• _Task details_: Copy exactly, and only, the lines below from the first through the one containing "DE BOTÕES\\FLORAIS, FLORES", both included; pictures are omitted.

• _Material_:

>>>

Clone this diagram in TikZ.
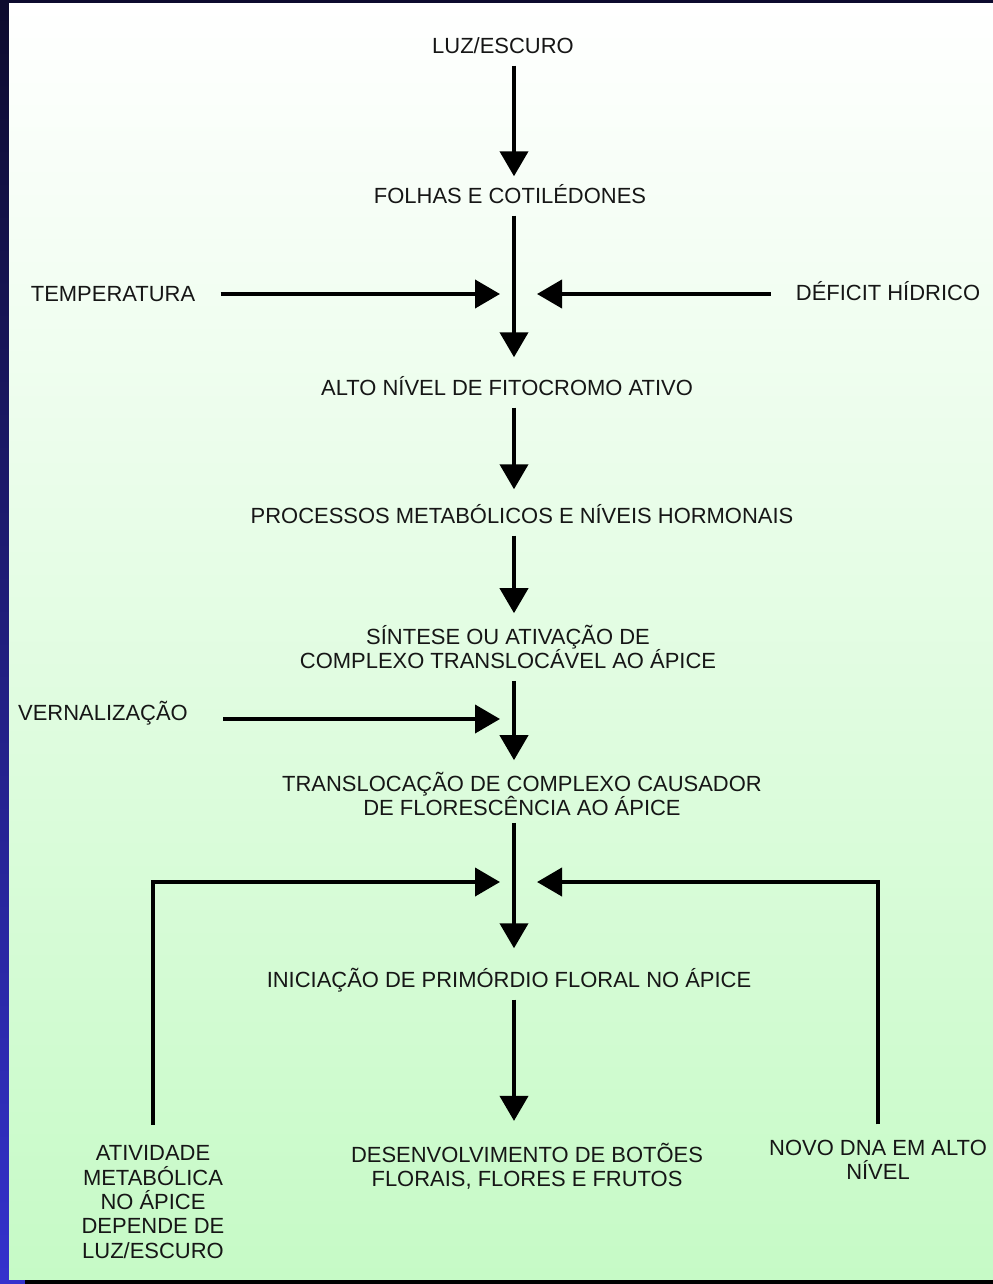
\documentclass[tikz,border=0pt]{standalone}
\usepackage{fontspec}
\setmainfont{Liberation Sans}
\usetikzlibrary{arrows.meta}

\definecolor{navy}{RGB}{13,11,46}
\definecolor{edgeblue}{RGB}{52,50,205}
\definecolor{palegreen}{RGB}{198,250,198}
\definecolor{inkgray}{RGB}{22,22,22}

\tikzset{
  lbl/.style={font=\fontsize{12.5}{13.9}\selectfont, text=inkgray,
              inner xsep=0.2cm, inner ysep=0.23cm},
  onelbl/.style={lbl, text height=0.315cm, text depth=0pt},
  multilbl/.style={lbl, align=center},
  sidelbl/.style={onelbl, inner xsep=0.5cm},
  wire/.style={line width=0.08cm, draw=black},
  flow/.style={wire, -{Triangle[length=0.5cm,width=0.56cm]}},
}

\begin{document}
\begin{tikzpicture}[x=0.02cm, y=-0.02cm]
  \useasboundingbox (0,0) rectangle (993,1284);
  % frame and background
  \fill[navy] (0,0) rectangle (993,1284);
  \shade[top color=navy, bottom color=edgeblue] (0,4) rectangle (9,1284);
  \fill[edgeblue] (0,1279) rectangle (25,1284);
  \fill[black] (25,1279) rectangle (993,1284);
  \shade[top color=white, bottom color=palegreen] (9,4) rectangle (993,1279);

  \coordinate (axis) at (514,0);

  % main chain
  \node (luz)     [onelbl] at (503,46)  {LUZ/ESCURO};
  \node (folhas)  [onelbl] at (510,196) {FOLHAS E COTILÉDONES};
  \node (alto)    [onelbl] at (507,388) {ALTO NÍVEL DE FITOCROMO ATIVO};
  \node (proc)    [onelbl] at (522,516) {PROCESSOS METABÓLICOS E NÍVEIS HORMONAIS};
  \node (sintese) [multilbl] at (508,647)
                  {SÍNTESE OU ATIVAÇÃO DE\\COMPLEXO TRANSLOCÁVEL AO ÁPICE};
  \node (transl)  [multilbl] at (522,794)
                  {TRANSLOCAÇÃO DE COMPLEXO CAUSADOR\\DE FLORESCÊNCIA AO ÁPICE};
  \node (inic)    [onelbl] at (509,980) {INICIAÇÃO DE PRIMÓRDIO FLORAL NO ÁPICE};
  \node (desenv)  [multilbl] at (527,1166)
                  {DESENVOLVIMENTO DE BOTÕES\\FLORAIS, FLORES E FRUTOS};

  % side factors
  \node (temp)    [sidelbl] at (113,294) {TEMPERATURA};
  \node (deficit) [sidelbl] at (888,293) {DÉFICIT HÍDRICO};
  \node (vern)    [sidelbl] at (103,713) {VERNALIZAÇÃO};
  \node (ativ)    [multilbl, inner ysep=0.41cm] at (153,1202)
                  {ATIVIDADE\\METABÓLICA\\NO ÁPICE\\DEPENDE DE\\LUZ/ESCURO};
  \node (novo)    [multilbl, inner ysep=0.31cm] at (878,1160)
                  {NOVO DNA EM ALTO\\NÍVEL};

  \coordinate (tempin)    at (500,294);
  \coordinate (deficitin) at (537,294);
  \coordinate (vernin)    at (500,719);
  \coordinate (ativin)    at (500,882);
  \coordinate (novoin)    at (537,882);

  \draw[flow] (axis |- luz.south)    -- (axis |- folhas.north);
  \draw[flow, shorten >=0.22cm] (axis |- folhas.south) -- (axis |- alto.north);
  \draw[flow, shorten >=0.14cm] (axis |- alto.south)   -- (axis |- proc.north);
  \draw[flow] (axis |- proc.south)   -- (axis |- sintese.north);
  \draw[flow] (axis |- sintese.south) -- (axis |- transl.north);
  \draw[flow, shorten <=-0.1cm, shorten >=0.24cm] (axis |- transl.south) -- (axis |- inic.north);
  \draw[flow, shorten >=0.2cm] (axis |- inic.south)   -- (axis |- desenv.north);

  \draw[flow] (temp.east |- tempin) -- (tempin);
  \draw[flow] (deficit.west |- deficitin) -- (deficitin);
  \draw[flow, shorten <=0.2cm] (vern.east |- vernin) -- (vernin);
  \draw[flow] (ativ.north) |- (ativin);
  \draw[flow] (novo.north) |- (novoin);
\end{tikzpicture}
\end{document}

<<<

• _Written solution_:
Clone this diagram in TikZ.
\documentclass[tikz,border=0pt]{standalone}
\usepackage{fontspec}
\setmainfont{Liberation Sans}
\usetikzlibrary{arrows.meta}

\definecolor{navy}{RGB}{13,11,46}
\definecolor{edgeblue}{RGB}{52,50,205}
\definecolor{palegreen}{RGB}{198,250,198}
\definecolor{inkgray}{RGB}{22,22,22}

\tikzset{
  lbl/.style={font=\fontsize{12.5}{13.9}\selectfont, text=inkgray,
              inner xsep=0.2cm, inner ysep=0.23cm},
  onelbl/.style={lbl, text height=0.315cm, text depth=0pt},
  multilbl/.style={lbl, align=center},
  sidelbl/.style={onelbl, inner xsep=0.5cm},
  wire/.style={line width=0.08cm, draw=black},
  flow/.style={wire, -{Triangle[length=0.5cm,width=0.56cm]}},
}

\begin{document}
\begin{tikzpicture}[x=0.02cm, y=-0.02cm]
  \useasboundingbox (0,0) rectangle (993,1284);
  % frame and background
  \fill[navy] (0,0) rectangle (993,1284);
  \shade[top color=navy, bottom color=edgeblue] (0,4) rectangle (9,1284);
  \fill[edgeblue] (0,1279) rectangle (25,1284);
  \fill[black] (25,1279) rectangle (993,1284);
  \shade[top color=white, bottom color=palegreen] (9,4) rectangle (993,1279);

  \coordinate (axis) at (514,0);

  % main chain
  \node (luz)     [onelbl] at (503,46)  {LUZ/ESCURO};
  \node (folhas)  [onelbl] at (510,196) {FOLHAS E COTILÉDONES};
  \node (alto)    [onelbl] at (507,388) {ALTO NÍVEL DE FITOCROMO ATIVO};
  \node (proc)    [onelbl] at (522,516) {PROCESSOS METABÓLICOS E NÍVEIS HORMONAIS};
  \node (sintese) [multilbl] at (508,647)
                  {SÍNTESE OU ATIVAÇÃO DE\\COMPLEXO TRANSLOCÁVEL AO ÁPICE};
  \node (transl)  [multilbl] at (522,794)
                  {TRANSLOCAÇÃO DE COMPLEXO CAUSADOR\\DE FLORESCÊNCIA AO ÁPICE};
  \node (inic)    [onelbl] at (509,980) {INICIAÇÃO DE PRIMÓRDIO FLORAL NO ÁPICE};
  \node (desenv)  [multilbl] at (527,1166)
                  {DESENVOLVIMENTO DE BOTÕES\\FLORAIS, FLORES E FRUTOS};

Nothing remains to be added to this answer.